Em uma palavra, a graça é um bem sobrenatural, já que nenhuma criatura criada pode possuir por si, já que ela é possuída apenas pela natureza divina. Tanto é assim, que a maioria dos teólogos sustenta que Deus, apesar de sua onipotência, não poderia criar um ente ao qual, por sua própria natureza, corresponda a graça, e chegam a afirmar que se tal criatura realmente existisse, não se distinguiria de Deus.

A isso acresce o que tem, com tanta clareza e frequência, ensinado a Igreja: nenhuma criatura traz em si o germe da graça. Como observou Santo Agostinho, a natureza relaciona-se com a graça, como a matéria inanimada com o princípio vital... Somente Deus, em sua bondade, pode concedê-la, na glória do Seu poder, envolvendo a natureza em Sua virtude divina. 

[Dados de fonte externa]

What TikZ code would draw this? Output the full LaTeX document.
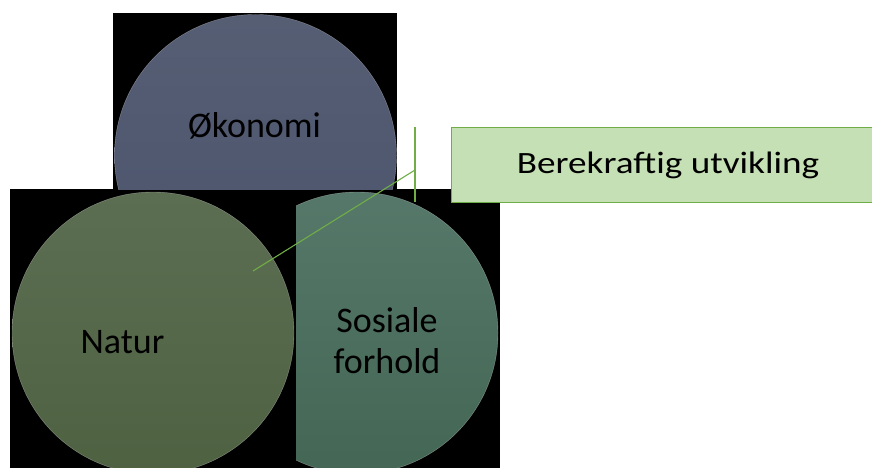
\documentclass[tikz,border=0pt]{standalone}
\usepackage{fontspec}
\setmainfont{Carlito}
\usetikzlibrary{positioning}

\definecolor{okotop}{RGB}{86,94,116}
\definecolor{okobot}{RGB}{74,84,108}
\definecolor{naturtop}{RGB}{92,110,82}
\definecolor{naturbot}{RGB}{78,98,66}
\definecolor{sosialtop}{RGB}{86,120,106}
\definecolor{sosialbot}{RGB}{68,102,84}
\definecolor{calloutfill}{RGB}{197,224,180}
\definecolor{calloutedge}{RGB}{112,173,71}

\begin{document}
\begin{tikzpicture} [
            x = 1pt, y = -1pt,
            panel/.style = {fill=black},
            ring/.style = {circle, inner sep=0pt, minimum size=282pt,
                draw=white!70!gray, line width=0.4pt, draw opacity=0.45},
            circtext/.style = {font=\fontsize{36}{41}\selectfont, align=center, anchor=base},
            leader/.style = {draw=calloutedge, line width=1.1pt},
        ]

            \useasboundingbox (0, 0) rectangle (872, 468);

            % black panels behind the circles
            \fill[panel] (113,  13) rectangle (397, 189);
            \fill[panel] ( 10, 189) rectangle (296, 468);
            \fill[panel] (296, 189) rectangle (500, 468);

            \begin{scope}
                \clip (113, 13) rectangle (397, 189);
                \node[ring, top color=okotop, bottom color=okobot] (oko) at (255.5, 155.5) {};
            \end{scope}
            \begin{scope}
                \clip (10, 189) rectangle (296, 468);
                \node[ring, top color=naturtop, bottom color=naturbot] (natur) at (153, 333) {};
            \end{scope}
            \begin{scope}
                \clip (296, 189) rectangle (500, 468);
                \node[ring, top color=sosialtop, bottom color=sosialbot] (sosial) at (357, 333) {};
            \end{scope}

            \node[circtext] (okotext)    at (254.5, 138) {Økonomi};
            \node[circtext] (naturtext)  at (122.5, 353) {Natur};
            \node[circtext] (sosialtext) at (387, 373) {Sosiale\\forhold};

            % callout
            \node[draw=calloutedge, fill=calloutfill, line width=1pt,
                minimum width=440pt, minimum height=75pt, anchor=north west,
                inner sep=0pt] (callout) at (451, 127) {};
            \node[font=\fontsize{31}{37}\selectfont, anchor=base] (callouttext) at (668, 173)
                {\scalebox{1.2}[1]{Berekraftig utvikling}};

            \coordinate (tip)    at (253, 271);
            \coordinate (knee)   at (415, 170);
            \coordinate (bartop) at (415, 127);
            \coordinate (barbot) at (415, 202);

            \draw[leader] (tip) -- (knee);
            \draw[leader] (bartop) -- (barbot);
        \end{tikzpicture}
\end{document}
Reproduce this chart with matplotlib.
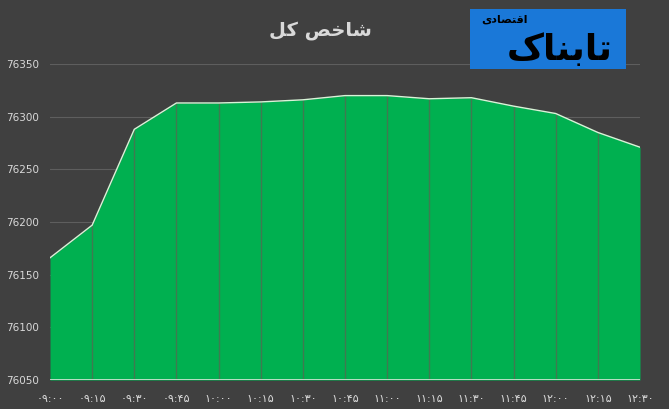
import matplotlib
matplotlib.use("Agg")
import matplotlib.pyplot as plt
from matplotlib.patches import Rectangle

# ---- data ----
times = ["۰۹:۰۰", "۰۹:۱۵", "۰۹:۳۰", "۰۹:۴۵", "۱۰:۰۰", "۱۰:۱۵", "۱۰:۳۰", "۱۰:۴۵",
         "۱۱:۰۰", "۱۱:۱۵", "۱۱:۳۰", "۱۱:۴۵", "۱۲:۰۰", "۱۲:۱۵", "۱۲:۳۰"]
values = [76166, 76197, 76288, 76313, 76313, 76314, 76316, 76320,
          76320, 76317, 76318, 76310, 76303, 76285, 76271]
yticks = [76050, 76100, 76150, 76200, 76250, 76300, 76350]
# title "شاخص کل" in shaped, visual-order presentation forms
title_text = "\uFEDE\uFB90 \uFEBA\uFEA7\uFE8E\uFEB7"
logo_main = "\uFB8E\uFE8E\uFEE8\uFE91\uFE8E\uFE97"          # تابناک
logo_sub = "\uFBFC\uFEA9\uFE8E\uFEBC\uFE98\uFED7\uFE8D"     # اقتصادی

BG = "#404040"
GREEN = "#00b050"
TXT = "#d9d9d9"

fig = plt.figure(figsize=(6.69, 4.09), dpi=100, facecolor=BG)
ax = fig.add_axes([50 / 669, 1 - 380 / 409, 590 / 669, 316 / 409])
ax.set_facecolor(BG)

x = list(range(len(values)))
base = yticks[0]
ax.set_xlim(0, len(values) - 1)
ax.set_ylim(yticks[0], yticks[-1])

for yt in yticks[1:]:
    ax.axhline(yt, color="#5e5e5e", lw=0.8, zorder=0)

ax.fill_between(x, base, values, color=GREEN, lw=0, zorder=2)
ax.plot(x, values, color="#d8f5d8", lw=1.0, zorder=4)
ax.vlines(x[1:-1], base, values[1:-1], color="#407a50", lw=1.0, zorder=3)
ax.axhline(base, color="#d9e8d9", lw=1.2, zorder=5)

ax.set_yticks(yticks)
ax.set_yticklabels([str(v) for v in yticks], color=TXT, fontsize=7.5,
                   family="DejaVu Sans")
ax.set_xticks(x)
ax.set_xticklabels(times, color=TXT, fontsize=8, family="DejaVu Sans")
ax.tick_params(axis="both", length=0)
ax.tick_params(axis="y", pad=8)
ax.tick_params(axis="x", pad=10)
for s in ax.spines.values():
    s.set_visible(False)

fig.text(320 / 669, 1 - 31 / 409, title_text, color=TXT, fontsize=14,
         fontweight="bold", ha="center", va="center", family="DejaVu Sans")

# logo
fig.patches.append(Rectangle((470 / 669, 1 - 69 / 409), 156 / 669, 60 / 409,
                             transform=fig.transFigure, facecolor="#1a78d8",
                             edgecolor="none", zorder=10))
fig.text(560 / 669, 1 - 50 / 409, logo_main, color="black", fontsize=26,
         fontweight="bold", ha="center", va="center", family="DejaVu Sans",
         zorder=11)
fig.text(505 / 669, 1 - 20 / 409, logo_sub, color="black", fontsize=8,
         fontweight="bold", ha="center", va="center", family="DejaVu Sans",
         zorder=11)

fig.savefig("out.png", dpi=100, facecolor=BG)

A graça supera todas as coisas criadas, como o próprio Deus, visto não ser outra coisa que a luz sobrenatural que, das profundezas da divindade, se derrama sobre a criatura racional... Elevemos, pois os nossos olhares a tais tesouros ... Ainda que possuíssemos todos os dons da natureza, ouro, prata, poder, fama, ciência, artes, todas essas riquezas se desvaneceriam diante da graça, como um monte de terra ao lado de uma pedra preciosa. E, pelo contrário, embora pobres em tudo, a graça de Deus nos faz, por si só,   mais ricos que todos os reis deste mundo ... A inconcebível distância que medeia entre a graça e os bens da natureza não só nos deve impedir de perder aquela pelo pecado mortal, mas há ainda de incitar-nos a praticar com diligência as virtudes que aumentam a graça em nós.' 

(Excertos da Obra: 'As maravilhas da graça divina' de M.J.Scheeben, Ed. Vozes, 1952).